▸ What is asked
Return the number of lines holding "code", with nothing added.

▸ Source records
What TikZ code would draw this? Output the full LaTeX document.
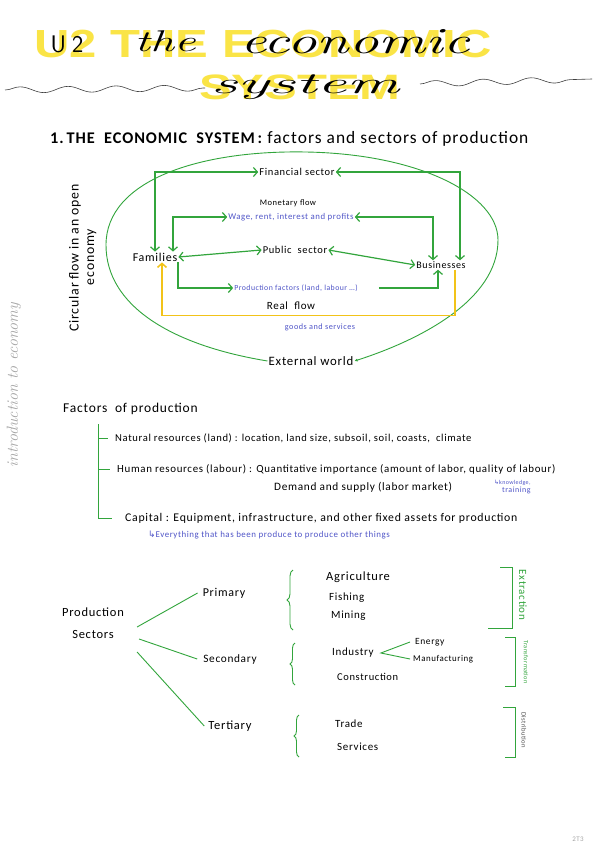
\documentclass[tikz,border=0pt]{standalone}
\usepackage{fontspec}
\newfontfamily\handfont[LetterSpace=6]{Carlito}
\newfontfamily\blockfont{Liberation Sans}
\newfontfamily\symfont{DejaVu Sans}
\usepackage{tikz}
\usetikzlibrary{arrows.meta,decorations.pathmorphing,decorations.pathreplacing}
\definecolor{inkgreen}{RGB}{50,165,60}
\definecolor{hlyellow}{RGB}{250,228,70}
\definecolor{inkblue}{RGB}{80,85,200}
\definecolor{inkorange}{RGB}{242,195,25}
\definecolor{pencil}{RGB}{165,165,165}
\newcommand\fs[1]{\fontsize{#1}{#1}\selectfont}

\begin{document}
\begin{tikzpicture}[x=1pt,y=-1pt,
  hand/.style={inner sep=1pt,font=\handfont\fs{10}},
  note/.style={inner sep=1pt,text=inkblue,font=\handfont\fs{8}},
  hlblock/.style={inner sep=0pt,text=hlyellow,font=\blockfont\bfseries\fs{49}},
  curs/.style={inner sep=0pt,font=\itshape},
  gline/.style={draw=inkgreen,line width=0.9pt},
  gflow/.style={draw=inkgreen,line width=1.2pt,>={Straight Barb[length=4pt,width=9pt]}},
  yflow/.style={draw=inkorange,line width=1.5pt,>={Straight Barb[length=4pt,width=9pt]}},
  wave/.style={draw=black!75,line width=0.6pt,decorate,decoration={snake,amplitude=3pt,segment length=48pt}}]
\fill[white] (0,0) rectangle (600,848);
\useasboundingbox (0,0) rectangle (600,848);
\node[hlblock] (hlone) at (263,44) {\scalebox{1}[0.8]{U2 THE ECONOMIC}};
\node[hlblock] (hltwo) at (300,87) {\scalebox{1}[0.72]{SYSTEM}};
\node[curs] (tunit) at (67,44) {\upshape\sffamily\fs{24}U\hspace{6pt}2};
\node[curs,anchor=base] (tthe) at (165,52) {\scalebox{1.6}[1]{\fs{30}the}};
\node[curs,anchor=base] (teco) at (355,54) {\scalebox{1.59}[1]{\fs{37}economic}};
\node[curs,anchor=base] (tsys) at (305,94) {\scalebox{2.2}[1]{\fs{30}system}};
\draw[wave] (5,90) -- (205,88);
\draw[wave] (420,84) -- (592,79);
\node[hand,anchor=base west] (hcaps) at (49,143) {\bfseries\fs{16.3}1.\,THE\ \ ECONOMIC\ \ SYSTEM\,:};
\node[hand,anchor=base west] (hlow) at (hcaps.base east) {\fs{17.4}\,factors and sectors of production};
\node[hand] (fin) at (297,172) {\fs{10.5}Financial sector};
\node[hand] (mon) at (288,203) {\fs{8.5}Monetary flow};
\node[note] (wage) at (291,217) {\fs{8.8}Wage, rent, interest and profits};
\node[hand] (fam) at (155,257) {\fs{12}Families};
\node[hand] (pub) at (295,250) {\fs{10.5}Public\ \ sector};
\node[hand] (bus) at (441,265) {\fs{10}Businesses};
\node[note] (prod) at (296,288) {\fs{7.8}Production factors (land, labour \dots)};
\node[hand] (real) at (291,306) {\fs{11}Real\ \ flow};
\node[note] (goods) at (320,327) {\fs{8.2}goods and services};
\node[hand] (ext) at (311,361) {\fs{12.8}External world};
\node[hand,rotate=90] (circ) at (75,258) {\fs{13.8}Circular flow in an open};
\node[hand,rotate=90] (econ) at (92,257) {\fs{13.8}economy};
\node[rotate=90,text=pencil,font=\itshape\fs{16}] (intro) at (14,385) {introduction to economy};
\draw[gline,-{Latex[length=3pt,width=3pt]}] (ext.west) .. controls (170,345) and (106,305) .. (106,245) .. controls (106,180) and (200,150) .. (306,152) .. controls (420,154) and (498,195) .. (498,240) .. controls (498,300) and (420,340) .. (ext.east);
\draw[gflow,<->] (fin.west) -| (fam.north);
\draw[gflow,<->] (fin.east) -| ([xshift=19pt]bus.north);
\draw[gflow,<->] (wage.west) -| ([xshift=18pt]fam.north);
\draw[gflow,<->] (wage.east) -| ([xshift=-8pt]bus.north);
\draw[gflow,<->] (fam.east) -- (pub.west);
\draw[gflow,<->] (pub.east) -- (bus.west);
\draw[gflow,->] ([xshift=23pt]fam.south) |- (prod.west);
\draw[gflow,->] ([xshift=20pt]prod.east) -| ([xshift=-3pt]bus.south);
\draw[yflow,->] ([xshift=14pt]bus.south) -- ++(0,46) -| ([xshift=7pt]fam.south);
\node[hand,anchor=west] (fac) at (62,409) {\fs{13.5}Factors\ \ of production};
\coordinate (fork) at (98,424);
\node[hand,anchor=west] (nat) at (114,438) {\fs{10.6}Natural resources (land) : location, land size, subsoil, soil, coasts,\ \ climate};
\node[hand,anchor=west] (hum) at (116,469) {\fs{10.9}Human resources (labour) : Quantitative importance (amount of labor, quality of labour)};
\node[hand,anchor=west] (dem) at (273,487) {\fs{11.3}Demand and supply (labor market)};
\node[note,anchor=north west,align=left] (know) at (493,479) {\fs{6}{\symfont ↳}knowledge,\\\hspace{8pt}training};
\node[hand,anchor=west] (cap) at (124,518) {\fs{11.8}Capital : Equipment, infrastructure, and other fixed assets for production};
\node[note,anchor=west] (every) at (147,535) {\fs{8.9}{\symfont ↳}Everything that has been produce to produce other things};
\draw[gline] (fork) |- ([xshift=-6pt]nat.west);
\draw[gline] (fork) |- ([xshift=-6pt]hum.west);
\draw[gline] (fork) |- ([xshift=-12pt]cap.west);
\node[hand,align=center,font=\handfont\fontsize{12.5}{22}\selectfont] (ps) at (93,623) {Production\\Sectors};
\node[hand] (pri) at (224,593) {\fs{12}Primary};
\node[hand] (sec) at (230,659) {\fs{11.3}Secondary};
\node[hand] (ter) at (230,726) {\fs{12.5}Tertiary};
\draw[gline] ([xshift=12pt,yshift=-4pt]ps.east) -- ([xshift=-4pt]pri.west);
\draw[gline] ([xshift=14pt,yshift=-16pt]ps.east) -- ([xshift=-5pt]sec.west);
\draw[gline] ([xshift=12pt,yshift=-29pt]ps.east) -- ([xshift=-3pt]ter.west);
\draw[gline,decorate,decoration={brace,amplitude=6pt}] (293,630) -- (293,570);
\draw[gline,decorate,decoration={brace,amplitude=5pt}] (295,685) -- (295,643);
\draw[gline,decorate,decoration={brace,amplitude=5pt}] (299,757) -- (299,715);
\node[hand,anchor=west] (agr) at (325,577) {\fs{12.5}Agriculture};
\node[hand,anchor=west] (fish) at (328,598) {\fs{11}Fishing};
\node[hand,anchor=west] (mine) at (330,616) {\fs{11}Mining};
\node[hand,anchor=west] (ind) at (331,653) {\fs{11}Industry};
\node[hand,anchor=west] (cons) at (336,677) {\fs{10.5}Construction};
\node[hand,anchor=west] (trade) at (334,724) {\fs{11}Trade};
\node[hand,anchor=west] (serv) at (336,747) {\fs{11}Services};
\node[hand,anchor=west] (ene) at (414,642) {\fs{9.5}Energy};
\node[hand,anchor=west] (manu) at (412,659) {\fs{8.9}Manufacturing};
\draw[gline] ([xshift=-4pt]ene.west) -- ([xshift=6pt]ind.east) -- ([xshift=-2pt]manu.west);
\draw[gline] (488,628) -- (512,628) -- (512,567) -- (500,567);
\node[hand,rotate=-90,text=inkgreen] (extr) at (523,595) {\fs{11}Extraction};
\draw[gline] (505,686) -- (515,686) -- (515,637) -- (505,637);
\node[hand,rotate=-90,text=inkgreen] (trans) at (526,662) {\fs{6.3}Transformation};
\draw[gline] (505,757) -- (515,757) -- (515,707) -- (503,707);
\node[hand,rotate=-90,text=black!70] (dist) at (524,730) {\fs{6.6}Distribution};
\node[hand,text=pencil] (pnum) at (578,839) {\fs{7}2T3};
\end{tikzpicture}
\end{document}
---
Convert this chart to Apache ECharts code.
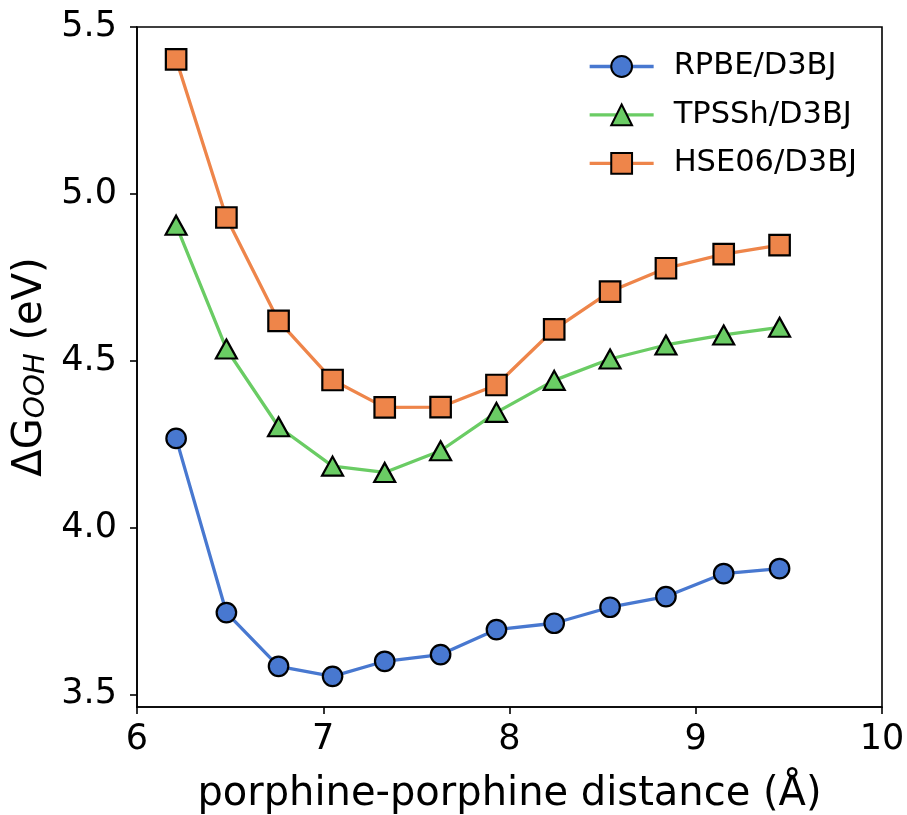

▸ Response to this exercise
2